**WORK INSTRUCTIONS:** Repeat exactly the lines running from the first line of the data to the line containing "const fitStartX = 0;", both ends included, and nothing else; drop the pictures.

**DATASET EXCERPT:**
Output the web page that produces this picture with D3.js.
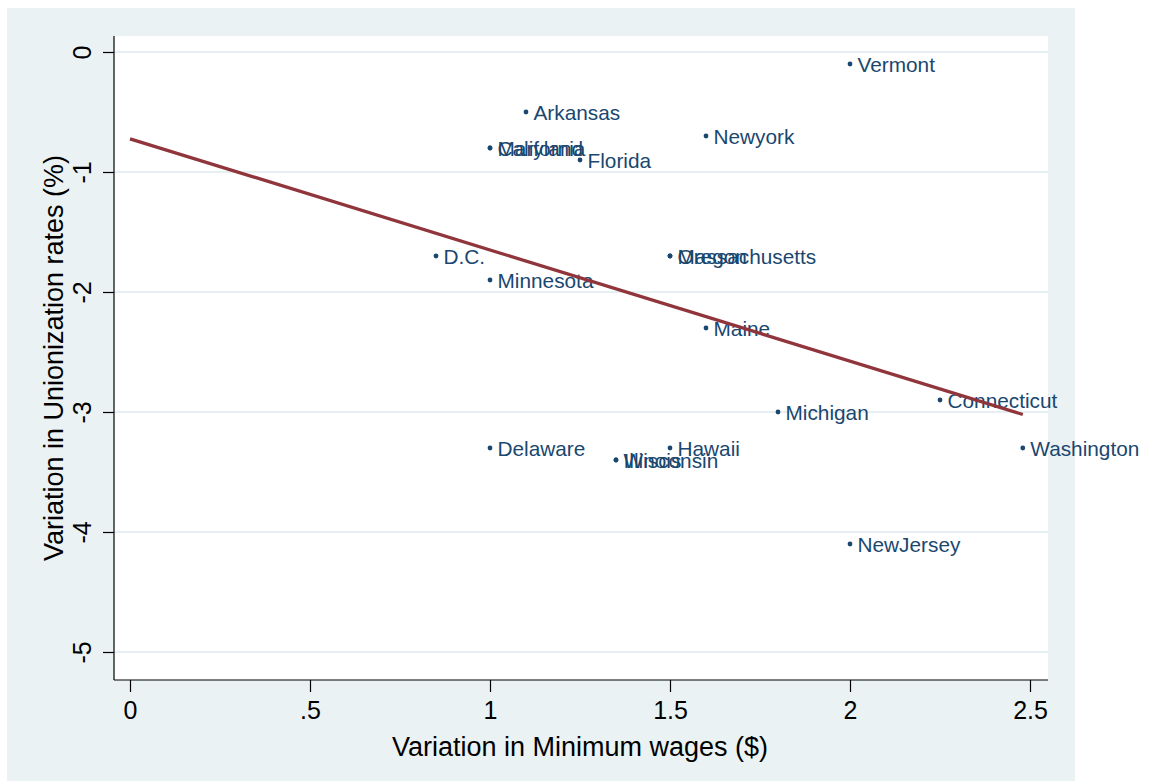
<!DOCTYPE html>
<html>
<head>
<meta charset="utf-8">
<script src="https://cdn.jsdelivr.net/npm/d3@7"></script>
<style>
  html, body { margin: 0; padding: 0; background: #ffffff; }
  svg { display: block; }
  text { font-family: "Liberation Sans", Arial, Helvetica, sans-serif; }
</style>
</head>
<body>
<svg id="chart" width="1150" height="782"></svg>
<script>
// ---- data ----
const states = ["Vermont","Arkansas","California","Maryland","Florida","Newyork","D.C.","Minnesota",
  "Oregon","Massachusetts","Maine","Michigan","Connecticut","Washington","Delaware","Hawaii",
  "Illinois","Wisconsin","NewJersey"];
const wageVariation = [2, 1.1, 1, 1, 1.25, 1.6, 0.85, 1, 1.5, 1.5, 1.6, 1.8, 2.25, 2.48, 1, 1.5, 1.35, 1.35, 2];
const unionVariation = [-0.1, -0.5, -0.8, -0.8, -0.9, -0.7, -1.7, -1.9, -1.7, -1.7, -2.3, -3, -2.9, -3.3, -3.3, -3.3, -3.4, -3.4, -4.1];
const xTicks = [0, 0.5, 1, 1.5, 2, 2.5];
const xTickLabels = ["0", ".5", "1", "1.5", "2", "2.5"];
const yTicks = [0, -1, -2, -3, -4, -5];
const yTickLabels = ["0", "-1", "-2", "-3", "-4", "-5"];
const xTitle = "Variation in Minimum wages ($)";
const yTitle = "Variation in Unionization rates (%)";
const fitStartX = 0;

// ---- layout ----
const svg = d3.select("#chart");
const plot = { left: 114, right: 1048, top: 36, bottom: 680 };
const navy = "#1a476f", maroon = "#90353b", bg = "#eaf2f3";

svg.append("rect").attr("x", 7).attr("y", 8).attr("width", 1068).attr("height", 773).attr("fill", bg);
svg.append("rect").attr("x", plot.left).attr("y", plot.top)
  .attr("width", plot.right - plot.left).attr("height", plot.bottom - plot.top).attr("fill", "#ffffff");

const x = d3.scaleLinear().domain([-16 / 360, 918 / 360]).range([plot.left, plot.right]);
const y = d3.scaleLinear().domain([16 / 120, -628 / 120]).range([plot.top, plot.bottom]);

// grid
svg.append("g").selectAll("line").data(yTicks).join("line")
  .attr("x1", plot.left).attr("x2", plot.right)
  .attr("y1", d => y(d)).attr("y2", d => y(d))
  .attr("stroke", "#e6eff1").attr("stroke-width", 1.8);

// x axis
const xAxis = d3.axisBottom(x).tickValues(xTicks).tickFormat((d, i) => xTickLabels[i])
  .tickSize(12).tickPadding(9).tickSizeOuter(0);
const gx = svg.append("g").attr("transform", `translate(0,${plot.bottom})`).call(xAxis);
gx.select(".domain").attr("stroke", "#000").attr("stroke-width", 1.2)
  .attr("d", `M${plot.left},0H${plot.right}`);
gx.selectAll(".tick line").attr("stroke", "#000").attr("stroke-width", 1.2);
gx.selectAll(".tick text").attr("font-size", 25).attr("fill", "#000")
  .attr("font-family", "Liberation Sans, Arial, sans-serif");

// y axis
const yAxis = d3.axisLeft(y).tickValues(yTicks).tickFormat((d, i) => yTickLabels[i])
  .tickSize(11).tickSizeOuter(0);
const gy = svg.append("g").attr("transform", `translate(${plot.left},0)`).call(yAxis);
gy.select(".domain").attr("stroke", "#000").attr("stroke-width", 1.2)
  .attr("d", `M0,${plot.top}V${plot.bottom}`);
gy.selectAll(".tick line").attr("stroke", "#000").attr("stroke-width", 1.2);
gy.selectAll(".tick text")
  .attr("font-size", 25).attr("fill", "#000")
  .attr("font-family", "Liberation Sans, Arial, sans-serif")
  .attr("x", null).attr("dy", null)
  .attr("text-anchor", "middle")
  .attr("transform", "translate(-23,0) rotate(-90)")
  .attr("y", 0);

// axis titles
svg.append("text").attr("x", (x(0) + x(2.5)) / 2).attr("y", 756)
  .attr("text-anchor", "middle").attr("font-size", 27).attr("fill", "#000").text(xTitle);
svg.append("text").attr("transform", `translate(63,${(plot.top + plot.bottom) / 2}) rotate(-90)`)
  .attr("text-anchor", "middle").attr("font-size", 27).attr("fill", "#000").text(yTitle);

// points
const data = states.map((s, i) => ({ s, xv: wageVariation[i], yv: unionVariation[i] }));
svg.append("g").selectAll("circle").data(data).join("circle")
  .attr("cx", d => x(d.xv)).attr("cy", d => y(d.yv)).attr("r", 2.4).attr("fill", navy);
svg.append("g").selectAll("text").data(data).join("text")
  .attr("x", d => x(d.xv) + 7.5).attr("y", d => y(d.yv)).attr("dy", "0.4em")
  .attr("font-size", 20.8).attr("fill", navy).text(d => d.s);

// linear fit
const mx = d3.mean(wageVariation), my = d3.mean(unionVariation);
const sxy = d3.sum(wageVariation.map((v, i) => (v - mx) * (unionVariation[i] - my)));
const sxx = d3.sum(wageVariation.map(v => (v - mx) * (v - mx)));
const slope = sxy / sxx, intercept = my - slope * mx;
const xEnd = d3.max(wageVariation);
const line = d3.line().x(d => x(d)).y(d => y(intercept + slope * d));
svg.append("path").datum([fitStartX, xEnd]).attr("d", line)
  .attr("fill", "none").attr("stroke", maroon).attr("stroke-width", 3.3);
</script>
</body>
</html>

**ANSWER TO THIS TASK:**
Output the web page that produces this picture with D3.js.
<!DOCTYPE html>
<html>
<head>
<meta charset="utf-8">
<script src="https://cdn.jsdelivr.net/npm/d3@7"></script>
<style>
  html, body { margin: 0; padding: 0; background: #ffffff; }
  svg { display: block; }
  text { font-family: "Liberation Sans", Arial, Helvetica, sans-serif; }
</style>
</head>
<body>
<svg id="chart" width="1150" height="782"></svg>
<script>
// ---- data ----
const states = ["Vermont","Arkansas","California","Maryland","Florida","Newyork","D.C.","Minnesota",
  "Oregon","Massachusetts","Maine","Michigan","Connecticut","Washington","Delaware","Hawaii",
  "Illinois","Wisconsin","NewJersey"];
const wageVariation = [2, 1.1, 1, 1, 1.25, 1.6, 0.85, 1, 1.5, 1.5, 1.6, 1.8, 2.25, 2.48, 1, 1.5, 1.35, 1.35, 2];
const unionVariation = [-0.1, -0.5, -0.8, -0.8, -0.9, -0.7, -1.7, -1.9, -1.7, -1.7, -2.3, -3, -2.9, -3.3, -3.3, -3.3, -3.4, -3.4, -4.1];
const xTicks = [0, 0.5, 1, 1.5, 2, 2.5];
const xTickLabels = ["0", ".5", "1", "1.5", "2", "2.5"];
const yTicks = [0, -1, -2, -3, -4, -5];
const yTickLabels = ["0", "-1", "-2", "-3", "-4", "-5"];
const xTitle = "Variation in Minimum wages ($)";
const yTitle = "Variation in Unionization rates (%)";
const fitStartX = 0;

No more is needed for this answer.